The region is home to one of the last salmon-based Native cultures in the world, McLerran said.
Trout Unlimited, a sport fishing group, said EPA's actions are important.
"If the EPA follows the science and follows through on this, it will rank as one of the most significant conservation achievements of the past 50 years," Trout Unlimited president Chris Wood said in a statement.
Native and fishing groups turned to the EPA because the state wasn't protecting their interests, said Tim Bristol of Trout Unlimited.
U.S. Sen. Maria Cantwell, a Democrat from Washington state who represents Seattle-based fishing interests, said "gold might be a valuable commodity but it's not more important than Pacific Northwest salmon." She planned to meet with fishermen Friday afternoon.
Two religious leaders, the Rev. David Mahaffey of the Orthodox Church in Alaska and the Rev. Shelley Wickstrom of the Alaska Synod of the Evangelical Lutheran Church, said the EPA announcement came two days after they met with the agency to urge protection of Bristol Bay.
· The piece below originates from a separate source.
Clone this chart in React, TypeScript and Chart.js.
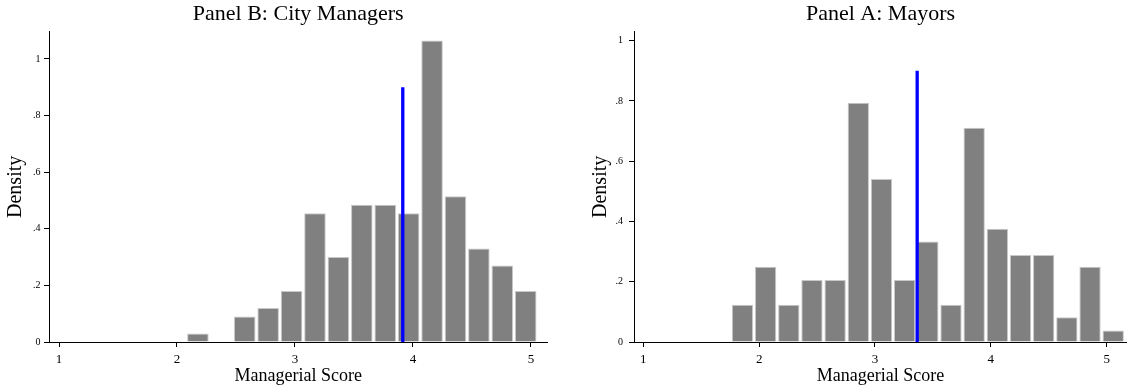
import React, { useEffect, useRef } from 'react';
import { Chart, registerables } from 'chart.js';

Chart.register(...registerables);

const SERIF = "'Liberation Serif', 'Times New Roman', Times, serif";

const xTickValues = [1, 2, 3, 4, 5];
const yTickValues = [0, 0.2, 0.4, 0.6, 0.8, 1];

// Panel B: City Managers (histogram, density)
const managersBinStart = 2.078;
const managersBinWidth = 0.1985;
const managersDensity = [0.03, 0, 0.09, 0.12, 0.18, 0.455, 0.3, 0.485, 0.485, 0.455, 1.065, 0.515, 0.33, 0.27, 0.18];
const managersMean = 3.914;

// Panel A: Mayors (histogram, density)
const mayorsBinStart = 1.756;
const mayorsBinWidth = 0.2;
const mayorsDensity = [0.124, 0.25, 0.124, 0.206, 0.206, 0.794, 0.541, 0.206, 0.334, 0.124, 0.711, 0.376, 0.289, 0.289, 0.082, 0.25, 0.038];
const mayorsMean = 3.364;

const meanLineTop = 0.9;

function yLabel(v: number): string {
  if (v === 0) return '0';
  if (v === 1) return '1';
  return String(v).replace(/^0/, '');
}

type PanelCfg = {
  title: string;
  binStart: number;
  binWidth: number;
  values: number[];
  mean: number;
  xMin: number;
  xMax: number;
  yMax: number;
  yAxisWidth: number;
  rightPad: number;
  yLabelPad: number;
  yTitlePad: number;
};

function makeChart(canvas: HTMLCanvasElement, cfg: PanelCfg) {
  const bars = cfg.values.map((v, i) => ({ x: cfg.binStart + cfg.binWidth * (i + 0.5), y: v }));
  return new Chart(canvas, {
    type: 'bar',
    data: {
      datasets: [
        {
          type: 'line',
          data: [
            { x: cfg.mean, y: 0 },
            { x: cfg.mean, y: meanLineTop },
          ],
          borderColor: '#0000ff',
          borderWidth: 3.3,
          pointRadius: 0,
          order: 0,
        } as any,
        {
          type: 'bar',
          data: bars,
          backgroundColor: '#808080',
          borderColor: '#c8c8c8',
          borderWidth: 1,
          barPercentage: 0.92,
          categoryPercentage: 1,
          order: 1,
        } as any,
      ],
    },
    options: {
      responsive: false,
      animation: false,
      layout: { padding: { left: 0, right: cfg.rightPad, top: 0, bottom: 0 } },
      plugins: {
        legend: { display: false },
        tooltip: { enabled: false },
        title: {
          display: true,
          text: cfg.title,
          fullSize: false,
          color: '#000',
          font: { family: SERIF, size: 22, weight: 'normal' },
          padding: { top: 1.4, bottom: 3.9 },
        },
      },
      scales: {
        x: {
          type: 'linear',
          min: cfg.xMin,
          max: cfg.xMax,
          offset: false,
          afterBuildTicks: (s: any) => {
            s.ticks = xTickValues.map((v) => ({ value: v }));
          },
          afterFit: (s: any) => {
            s.height = 50;
          },
          grid: { drawOnChartArea: false, drawTicks: true, tickLength: 5, color: '#000', offset: false },
          border: { display: true, color: '#000', width: 1 },
          ticks: {
            font: { family: SERIF, size: 13 },
            color: '#000',
            padding: 5,
            maxRotation: 0,
            autoSkip: false,
            callback: (v: any) => String(v),
          },
          title: {
            display: true,
            text: 'Managerial Score',
            color: '#000',
            font: { family: SERIF, size: 18 },
            padding: { top: 0, bottom: 5.2 },
          },
        },
        y: {
          type: 'linear',
          min: 0,
          max: cfg.yMax,
          afterBuildTicks: (s: any) => {
            s.ticks = yTickValues.map((v) => ({ value: v }));
          },
          afterFit: (s: any) => {
            s.width = cfg.yAxisWidth;
          },
          grid: { drawOnChartArea: false, drawTicks: true, tickLength: 5, color: '#000' },
          border: { display: true, color: '#000', width: 1 },
          ticks: {
            font: { family: SERIF, size: 10 },
            color: '#000',
            padding: cfg.yLabelPad,
            callback: (v: any) => yLabel(Number(v)),
          },
          title: {
            display: true,
            text: 'Density',
            color: '#000',
            font: { family: SERIF, size: 20 },
            padding: { top: cfg.yTitlePad, bottom: 0 },
          },
        },
      },
    } as any,
  });
}

const leftCfg: PanelCfg = {
  title: 'Panel B: City Managers',
  binStart: managersBinStart,
  binWidth: managersBinWidth,
  values: managersDensity,
  mean: managersMean,
  xMin: 0.915,
  xMax: 5.14,
  yMax: 1.096,
  yAxisWidth: 49,
  rightPad: 32.6,
  yLabelPad: 3.5,
  yTitlePad: 3.5,
};

const rightCfg: PanelCfg = {
  title: 'Panel A: Mayors',
  binStart: mayorsBinStart,
  binWidth: mayorsBinWidth,
  values: mayorsDensity,
  mean: mayorsMean,
  xMin: 0.92,
  xMax: 5.175,
  yMax: 1.03,
  yAxisWidth: 54,
  rightPad: 0,
  yLabelPad: 6,
  yTitlePad: 8.7,
};

export default function App() {
  const leftRef = useRef<HTMLCanvasElement>(null);
  const rightRef = useRef<HTMLCanvasElement>(null);

  useEffect(() => {
    const c1 = leftRef.current ? makeChart(leftRef.current, leftCfg) : null;
    const c2 = rightRef.current ? makeChart(rightRef.current, rightCfg) : null;
    return () => {
      c1?.destroy();
      c2?.destroy();
    };
  }, []);

  return (
    <div style={{ position: 'fixed', left: 0, top: 0, width: 1127, height: 392, background: '#fff' }}>
      <canvas ref={leftRef} width={580} height={392} style={{ position: 'absolute', left: 0, top: 0, width: 580, height: 392 }} />
      <canvas ref={rightRef} width={547} height={392} style={{ position: 'absolute', left: 580, top: 0, width: 547, height: 392 }} />
    </div>
  );
}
They too praised the agency.
Wickstrom called the region "a vibrant part of God's creation."
EPA ACTIONS
The EPA has initiated a review process under the Clean Water Act 29 times and issued restrictions 13 times, McCarthy said.
The regulation governing that section of law says EPA can prohibit filling an area if "the discharge of dredged or fill material is having or will have an 'unacceptable adverse effect' on municipal water supplies, shellfish beds and fishery areas (including spawning and breeding areas), wildlife, or recreational areas."
Only once did EPA block a project that had yet to seek its dredge-and-fill permit and in that case, owners of two adjoining properties were seeking permits for the same type of wetlands work. The Florida landowners were stopped from using bulldozers to prepare wetlands for agriculture in that case, in the late 1980s.
Asked whether preemptive action in the Pebble case would be unprecedented, McLerran said, "We've got an unprecedented amount of information."
The Corps, Alaska state government and Pebble have 15 days to respond to the EPA letter, though they will likely seek an extension, he said.
The next step would be publication in the federal register of EPA's proposed action, which could be blocking the mine. That opens up a new round of public comment. EPA then would turn back to the Corps, the state and Pebble before making a final decision. The process could take a year, McLerran said.
Alaska voters will have a chance to weigh in on Pebble in the August primary election. A voter-backed initiative to give the Legislature say over a big mine in the Bristol Bay area has been certified for the ballot.